Restate the whole listing word for word. Pictures are left out.

* START RECORDED DATA *

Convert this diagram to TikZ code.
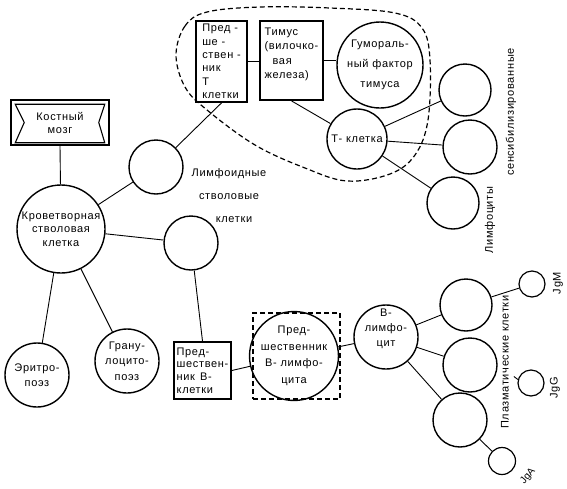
\documentclass[tikz,border=0pt]{standalone}
\usepackage{fontspec}
\setmainfont{Liberation Sans}[LetterSpace=6]
\newfontfamily\plainsans{Liberation Sans}
\begin{document}
\begin{tikzpicture}[x=1pt,y=-1pt,
  font=\fontsize{11}{13}\selectfont,
  circ/.style={circle, draw, line width=1.4pt, inner sep=0pt, align=center},
  box/.style={rectangle, draw, line width=1.8pt, inner sep=2pt},
  conn/.style={line width=0.9pt},
  dashbox/.style={draw, dashed, line width=1.2pt, dash pattern=on 5pt off 3pt},
  rottext/.style={rotate=90, inner sep=0pt}]
\useasboundingbox (0,0) rectangle (567,488);

% bone marrow banner
\node[box, minimum width=98, minimum height=45, line width=1.5pt, align=center] (bm) at (60,122.5) {Костный\\мозг};
\draw[line width=1.1pt] ([shift={(5,5)}]bm.north west) -- ([shift={(-5,5)}]bm.north east)
  -- ([xshift=-11]bm.east) -- ([shift={(-5,-3)}]bm.south east)
  -- ([shift={(5,-3)}]bm.south west) -- ([xshift=14]bm.west) -- cycle;

% circles
\node[circ, minimum size=88, font=\fontsize{11}{13.5}\selectfont] (hsc) at (61,229) {Кроветворная\\стволовая\\клетка};
\node[circ, minimum size=54] (lsc1) at (156,167) {};
\node[circ, minimum size=54] (lsc2) at (191,243) {};
\node[circ, minimum size=64, font=\fontsize{11}{15}\selectfont] (ery) at (37,375) {Эритро-\\поэз};
\node[circ, minimum size=64, font=\fontsize{11}{15.5}\selectfont] (gran) at (127,361) {Грану-\\лоцито-\\поэз};

\node[align=center, font=\fontsize{11}{23}\selectfont] (lsctxt) at (229,196) {Лимфоидные\\стволовые\\\hspace*{10pt}клетки};

% T branch
\node[box, minimum width=51, minimum height=81, align=left, font=\fontsize{11}{13.3}\selectfont] (preT) at (221.5,61.5) {Пред -\\ше -\\ствен -\\ник\\Т\\клетки};
\node[box, minimum width=63, minimum height=79, align=left, inner sep=1.5pt, font=\fontsize{11}{14.5}\selectfont] (thy) at (291.5,60.5) {Тимус\\(вилочко-\\\hspace*{8pt}вая\\железа)\\\mbox{}};
\node[circ, minimum size=86, font=\fontsize{11}{20}\selectfont] (hum) at (380,65) {Гумораль-\\ный фактор\\тимуса};
\node[circ, minimum size=60] (tc) at (357,139) {Т- клетка};
\node[circ, minimum size=52] (sA) at (465,90) {};
\node[circ, minimum size=54] (sB) at (470,147) {};
\node[circ, minimum size=52] (sC) at (453,203) {};
\node[rottext] (lymtxt1) at (490,220) {Лимфоциты};
\node[rottext] (lymtxt2) at (511,112) {сенсибилизированные};

\draw[dashbox] plot[smooth cycle, tension=0.6] coordinates {(176,55) (185,26) (207,12) (260,7) (330,8) (395,13) (422,28) (430,60) (428,120) (415,155) (390,174) (347,181) (305,168) (255,145) (207,110) (185,87)};

% B branch
\node[box, minimum width=57, minimum height=57, align=left, inner sep=1pt, font=\fontsize{11}{12.7}\selectfont] (preB) at (202.5,370.5) {Пред-\\шествен-\\ник\hspace{5pt}В-\\клетки};
\node[circ, minimum size=76, font=\fontsize{11}{16.5}\selectfont] (preBL) at (294,356) {Пред-\\шественник\\В- лимфо-\\цита};
\node[dashbox, minimum width=87, minimum height=86] (preBLbox) at (296.5,356) {};
\node[circ, minimum size=64] (bl) at (386,337) {};
\node[align=center, font=\fontsize{11}{15}\selectfont] (bltxt) at (386,329) {В-\\лимфо-\\цит};
\node[circ, minimum size=52] (p1) at (466,305) {};
\node[circ, minimum size=54] (p2) at (470,365) {};
\node[circ, minimum size=54] (p3) at (460,420) {};
\node[circ, minimum size=26, line width=1.2pt] (gM) at (532,284) {};
\node[circ, minimum size=26, line width=1.2pt] (gG) at (531,383) {};
\node[circ, minimum size=27, line width=1.2pt] (gA) at (502,461) {};
\node[rottext] (plasmtxt) at (505,362) {Плазматические клетки};
\node[rottext] (gMtxt) at (558,283) {JgM};
\node[rottext] (gGtxt) at (555,388) {JgG};
\node[rotate=50, inner sep=0pt, font=\plainsans\fontsize{10}{11}\selectfont] (gAtxt) at (528,476) {JgA};

% connectors
\draw[conn] (bm.south) -- (hsc);
\draw[conn] (hsc) -- (lsc1);
\draw[conn] (hsc) -- (lsc2);
\draw[conn] (hsc) -- (ery);
\draw[conn] (hsc) -- (gran);
\draw[conn] (lsc1) -- (preT.south);
\draw[conn] (lsc2) -- (preB.north);
\draw[conn, line width=1.3pt] (preT.east) -- (preT.east -| thy.west);
\draw[conn, line width=1.3pt] (thy.east) -- (thy.east -| hum.west);
\draw[conn] (thy.south) -- (tc);
\draw[conn] (tc) -- (sA);
\draw[conn] (tc) -- (sB);
\draw[conn] (tc) -- (sC);
\draw[conn] (preB.east) -- (preBL);
\draw[conn] (preBL) -- (bl);
\draw[conn] (bl) -- (p1);
\draw[conn] (bl) -- (p2);
\draw[conn] (bl) -- (p3);
\draw[conn] (p1) -- (gM);
\draw[conn] (p3) -- (gA);
\draw[conn] (gG.165) -- ++(-4,-3);
\end{tikzpicture}
\end{document}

* END RECORDED DATA *

ANSWER TO THIS TASK:
Convert this diagram to TikZ code.
\documentclass[tikz,border=0pt]{standalone}
\usepackage{fontspec}
\setmainfont{Liberation Sans}[LetterSpace=6]
\newfontfamily\plainsans{Liberation Sans}
\begin{document}
\begin{tikzpicture}[x=1pt,y=-1pt,
  font=\fontsize{11}{13}\selectfont,
  circ/.style={circle, draw, line width=1.4pt, inner sep=0pt, align=center},
  box/.style={rectangle, draw, line width=1.8pt, inner sep=2pt},
  conn/.style={line width=0.9pt},
  dashbox/.style={draw, dashed, line width=1.2pt, dash pattern=on 5pt off 3pt},
  rottext/.style={rotate=90, inner sep=0pt}]
\useasboundingbox (0,0) rectangle (567,488);

% bone marrow banner
\node[box, minimum width=98, minimum height=45, line width=1.5pt, align=center] (bm) at (60,122.5) {Костный\\мозг};
\draw[line width=1.1pt] ([shift={(5,5)}]bm.north west) -- ([shift={(-5,5)}]bm.north east)
  -- ([xshift=-11]bm.east) -- ([shift={(-5,-3)}]bm.south east)
  -- ([shift={(5,-3)}]bm.south west) -- ([xshift=14]bm.west) -- cycle;

% circles
\node[circ, minimum size=88, font=\fontsize{11}{13.5}\selectfont] (hsc) at (61,229) {Кроветворная\\стволовая\\клетка};
\node[circ, minimum size=54] (lsc1) at (156,167) {};
\node[circ, minimum size=54] (lsc2) at (191,243) {};
\node[circ, minimum size=64, font=\fontsize{11}{15}\selectfont] (ery) at (37,375) {Эритро-\\поэз};
\node[circ, minimum size=64, font=\fontsize{11}{15.5}\selectfont] (gran) at (127,361) {Грану-\\лоцито-\\поэз};

\node[align=center, font=\fontsize{11}{23}\selectfont] (lsctxt) at (229,196) {Лимфоидные\\стволовые\\\hspace*{10pt}клетки};

% T branch
\node[box, minimum width=51, minimum height=81, align=left, font=\fontsize{11}{13.3}\selectfont] (preT) at (221.5,61.5) {Пред -\\ше -\\ствен -\\ник\\Т\\клетки};
\node[box, minimum width=63, minimum height=79, align=left, inner sep=1.5pt, font=\fontsize{11}{14.5}\selectfont] (thy) at (291.5,60.5) {Тимус\\(вилочко-\\\hspace*{8pt}вая\\железа)\\\mbox{}};
\node[circ, minimum size=86, font=\fontsize{11}{20}\selectfont] (hum) at (380,65) {Гумораль-\\ный фактор\\тимуса};
\node[circ, minimum size=60] (tc) at (357,139) {Т- клетка};
\node[circ, minimum size=52] (sA) at (465,90) {};
\node[circ, minimum size=54] (sB) at (470,147) {};
\node[circ, minimum size=52] (sC) at (453,203) {};
\node[rottext] (lymtxt1) at (490,220) {Лимфоциты};
\node[rottext] (lymtxt2) at (511,112) {сенсибилизированные};

\draw[dashbox] plot[smooth cycle, tension=0.6] coordinates {(176,55) (185,26) (207,12) (260,7) (330,8) (395,13) (422,28) (430,60) (428,120) (415,155) (390,174) (347,181) (305,168) (255,145) (207,110) (185,87)};

% B branch
\node[box, minimum width=57, minimum height=57, align=left, inner sep=1pt, font=\fontsize{11}{12.7}\selectfont] (preB) at (202.5,370.5) {Пред-\\шествен-\\ник\hspace{5pt}В-\\клетки};
\node[circ, minimum size=76, font=\fontsize{11}{16.5}\selectfont] (preBL) at (294,356) {Пред-\\шественник\\В- лимфо-\\цита};
\node[dashbox, minimum width=87, minimum height=86] (preBLbox) at (296.5,356) {};
\node[circ, minimum size=64] (bl) at (386,337) {};
\node[align=center, font=\fontsize{11}{15}\selectfont] (bltxt) at (386,329) {В-\\лимфо-\\цит};
\node[circ, minimum size=52] (p1) at (466,305) {};
\node[circ, minimum size=54] (p2) at (470,365) {};
\node[circ, minimum size=54] (p3) at (460,420) {};
\node[circ, minimum size=26, line width=1.2pt] (gM) at (532,284) {};
\node[circ, minimum size=26, line width=1.2pt] (gG) at (531,383) {};
\node[circ, minimum size=27, line width=1.2pt] (gA) at (502,461) {};
\node[rottext] (plasmtxt) at (505,362) {Плазматические клетки};
\node[rottext] (gMtxt) at (558,283) {JgM};
\node[rottext] (gGtxt) at (555,388) {JgG};
\node[rotate=50, inner sep=0pt, font=\plainsans\fontsize{10}{11}\selectfont] (gAtxt) at (528,476) {JgA};

% connectors
\draw[conn] (bm.south) -- (hsc);
\draw[conn] (hsc) -- (lsc1);
\draw[conn] (hsc) -- (lsc2);
\draw[conn] (hsc) -- (ery);
\draw[conn] (hsc) -- (gran);
\draw[conn] (lsc1) -- (preT.south);
\draw[conn] (lsc2) -- (preB.north);
\draw[conn, line width=1.3pt] (preT.east) -- (preT.east -| thy.west);
\draw[conn, line width=1.3pt] (thy.east) -- (thy.east -| hum.west);
\draw[conn] (thy.south) -- (tc);
\draw[conn] (tc) -- (sA);
\draw[conn] (tc) -- (sB);
\draw[conn] (tc) -- (sC);
\draw[conn] (preB.east) -- (preBL);
\draw[conn] (preBL) -- (bl);
\draw[conn] (bl) -- (p1);
\draw[conn] (bl) -- (p2);
\draw[conn] (bl) -- (p3);
\draw[conn] (p1) -- (gM);
\draw[conn] (p3) -- (gA);
\draw[conn] (gG.165) -- ++(-4,-3);
\end{tikzpicture}
\end{document}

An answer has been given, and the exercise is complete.